With Ava, I just assumed, well, maybe she has made that decision at church.  She talks about it.  She knows about it.  But then I began to wonder, had she ever personally before the Lord made that decision.  He impressed upon me a few weeks ago, that I needed to ask her about it.  But I forgot about it and the thought was laid to the side. 

Today, I was having a mama hormone filled morning, and became that woman I don't recognize.
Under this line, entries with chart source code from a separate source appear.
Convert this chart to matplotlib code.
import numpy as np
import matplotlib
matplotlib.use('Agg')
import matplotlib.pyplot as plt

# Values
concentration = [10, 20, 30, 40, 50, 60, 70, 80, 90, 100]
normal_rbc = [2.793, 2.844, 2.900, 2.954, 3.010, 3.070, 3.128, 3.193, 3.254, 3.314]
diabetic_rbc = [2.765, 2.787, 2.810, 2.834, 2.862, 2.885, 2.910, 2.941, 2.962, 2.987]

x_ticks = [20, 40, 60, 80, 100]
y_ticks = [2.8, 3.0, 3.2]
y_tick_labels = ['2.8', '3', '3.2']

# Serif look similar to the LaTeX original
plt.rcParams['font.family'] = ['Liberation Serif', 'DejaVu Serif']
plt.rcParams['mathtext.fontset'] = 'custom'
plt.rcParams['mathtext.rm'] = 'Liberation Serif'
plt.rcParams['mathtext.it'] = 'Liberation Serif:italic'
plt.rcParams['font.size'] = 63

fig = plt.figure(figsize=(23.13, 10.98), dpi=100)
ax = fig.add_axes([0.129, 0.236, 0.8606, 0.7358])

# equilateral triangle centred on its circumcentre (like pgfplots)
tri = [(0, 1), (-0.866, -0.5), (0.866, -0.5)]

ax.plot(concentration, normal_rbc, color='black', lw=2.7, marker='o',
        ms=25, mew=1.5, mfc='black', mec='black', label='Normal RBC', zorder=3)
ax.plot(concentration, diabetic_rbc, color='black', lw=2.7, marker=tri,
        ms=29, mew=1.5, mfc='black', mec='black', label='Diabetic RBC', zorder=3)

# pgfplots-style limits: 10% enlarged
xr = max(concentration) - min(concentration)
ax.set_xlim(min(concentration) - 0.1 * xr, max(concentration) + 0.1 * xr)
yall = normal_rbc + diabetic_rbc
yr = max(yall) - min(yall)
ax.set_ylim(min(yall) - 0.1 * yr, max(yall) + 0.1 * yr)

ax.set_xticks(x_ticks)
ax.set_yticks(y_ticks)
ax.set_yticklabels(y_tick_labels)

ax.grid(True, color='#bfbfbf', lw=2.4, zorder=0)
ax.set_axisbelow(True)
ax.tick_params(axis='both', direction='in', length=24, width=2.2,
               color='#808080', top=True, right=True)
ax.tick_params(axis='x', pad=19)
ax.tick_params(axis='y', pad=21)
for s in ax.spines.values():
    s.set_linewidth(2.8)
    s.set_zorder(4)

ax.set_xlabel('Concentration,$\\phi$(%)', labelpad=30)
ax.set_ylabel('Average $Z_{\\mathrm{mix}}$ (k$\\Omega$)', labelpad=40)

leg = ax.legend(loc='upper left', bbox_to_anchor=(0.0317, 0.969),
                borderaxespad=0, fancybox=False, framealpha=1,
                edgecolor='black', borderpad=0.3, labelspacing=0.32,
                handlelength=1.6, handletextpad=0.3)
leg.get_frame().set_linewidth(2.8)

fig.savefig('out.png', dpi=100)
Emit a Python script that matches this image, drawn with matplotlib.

I was very poorly going through my responsibilities with Josiah and Ava doing our Thursday homeschool day.  I got overwhelmed with one of Josiah's assignments that I didn't know how to do and I flew off the handle with much drama.  After crying and apologizing and calming down a little and Josiah figuring out what he needed to do without my help, we sat down to do Bible time. 
Then I got the nudge.  God reminded me, "you need to ask her."  As we wrapped up with Bible time, I looked at Ava, and I asked her, "Ava, do you know what it means to have Jesus be your Savior and Lord of your life and to follow Him?"  She explained very sweetly what she knew.  Then I asked her, "Ava, have you asked him?"  and her face changed and she replied, "No I haven't."  We talked a little more, and her cousin Alyia talked to her about it.  We told her that when you make the decision to follow Christ that God sends His spirit into her life to help her make choices and to seek God with her life.  And then I asked her, "Ava is that something you want to do?"  She very seriously responded, "Yes I do."  Then I told her it was her choice, and she needed to do it, I couldn't do it for her. 

That's when it happened.  I saw her bow her head, and begin to pray for Jesus to come into her life, and forgive her sins, and that she wanted to follow Him.  And as she prayed beautiful tears started streaming down her cheeks.  It was one of the most beautiful moments I have ever witnessed. 
When she was done praying and still crying, I asked her what the tears were for.  And she told me that they were tears over her sins that she has done.  That's when we started celebrating.  Because we got to tell her that her sins are now washed whiter than snow.  And I saw my beautiful daughter's face light up in a way I have never seen before.  And she began to understand the decision that she just made. 

We celebrated at lunch with pretty donuts, and a headband crown that our new princess of the King got to wear, and a few gifts that Josiah and I had picked out for her, and we sang happy birthday to her for her new birth.  

I texted Nick telling him to call when he could, because Ava needed to tell him something.  She got to talk to her daddy and tell him, and Nick texted me after, and told me, "you know what is funny?  I already knew before she called." 

It was such a beautiful gift to see!  God answered my prayer for Ava.  That it would be her own choice that she could stand on.  And watching her talk to her Savior, she understood completely the choice she was making. 

So I am happy to announce that on this day, November 8th, 2012, I have a new sister in the Lord, and her name is Ava Mae Hope Adams. 

1 comment:

  1. Yay Ava! Good job! Lukas, Haylee Hannah and Monica are so proud of you! You're our sister in Christ too! We're so happy!